Over the top of his red plaid shirt and jeans Hatfield pulled on an 8-pound pair of rubberized fishing chest waders and, after taking out his hearing aids and removing his glasses, jumped into the Rocky Mountain College swimming pool’s deep end. His demonstration was meant to prove a point to 12 students of the Billings Educational Academy.

“I’m trying to dispute a myth,” he said prior to his splash down.

Floating in waders

The myth Hatfield referred to is that an angler who falls into the water while fishing will drown if he or she is wearing waders. To emphasize his point he jumped into the pool one more time.

It should be noted there was a lifeguard on duty, and the Gazette is not suggesting that this experiment be repeated either in a pool, lake or river by anyone else.

On the back of a recycled piece of paper Hatfield had a neatly penned breakdown of an old survey conducted of 100 anglers and outdoors folks that showed a majority — 82 percent — figured a person fully clothed and wearing chest waders would be “in deep trouble” if they accidentally fell into water 8 to 10 feet deep.

“Try to keep your head above water,” Hatfield said as he floated in the pool.

Despite a soaked head and clothes, Hatfield was able to stroke over to the side of the pool and lift the additional 15 pounds of water now sloshing around in the bottom of his waders to climb out of the pool to the cheers of the students.

“He has the neatest things he teaches the kids,” said Margo Haak, the academy’s director. “He makes them think.”

“I’ve known him for years,” said Mariah Willis, an 18-year-old student at the academy. “He knows a lot of cool tricks.”

‘Cool dude’

Hatfield, a longtime Laurel resident, is typically shy of the media’s spotlight, but he’s always been a font of advice on everything from what’s the best color for someone stranded in the wilderness to wave so a passing plane can see them — blue, not orange — to how to survive a cold night out.

In the past he’s given tips on attracting buck deer to your hunting stand using doe urine, as well as meditation methods and positions to help relieve pain. For 16 years, since the academy opened in 2001, he’s been sharing some of his knowledge with the students on a monthly basis.

“He’s just a real cool dude,” Willis said. “And I’m very happy to know him.”

Haak said the youngsters in her charge, ranging in age from 5 to 18, are learning one very important lesson, above all the others, from Hatfield’s monthly visits.

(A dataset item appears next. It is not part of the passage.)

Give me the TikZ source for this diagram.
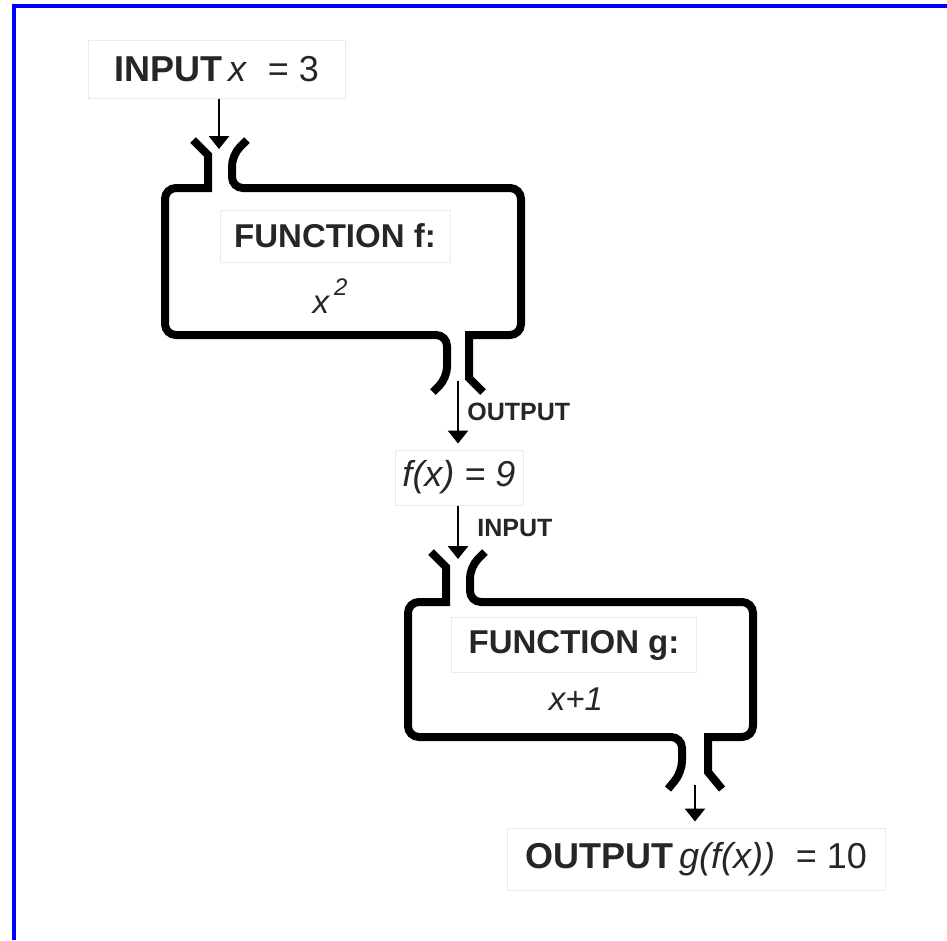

“He never stops learning,” she said. “He’s the role model you want your kids to emulate.”

Don’t panic

“Treading water and using slow swimming motions should enable someone to swim to safety,” knowledge that Hatfield hopes will ease someone’s fear and panic should they find themselves drifting downriver. He advises that anglers wearing chest waders use a belt to cinch the material tight and lesson the amount of water that enters. Or, he noted with a smile, having a pot belly can serve the same purpose.

Hatfield admitted that jumping into a pool of still water can’t compare to an angler’s unexpected dip in a cold, rushing river where there’s current and obstacles like overhanging logs, branches and boulders. But he said the basic premise is the same. He also noted that the current can be beneficial in helping to propel a floating angler to shore.

“You’ve got to go with the flow, face downstream and watch out for obstacles,” he said.

It’s a statement that seems to say as much about life — and Hatfield’s life in particular — as it does about a floating angler.

“If we can save a life someday, then so be it,” he said.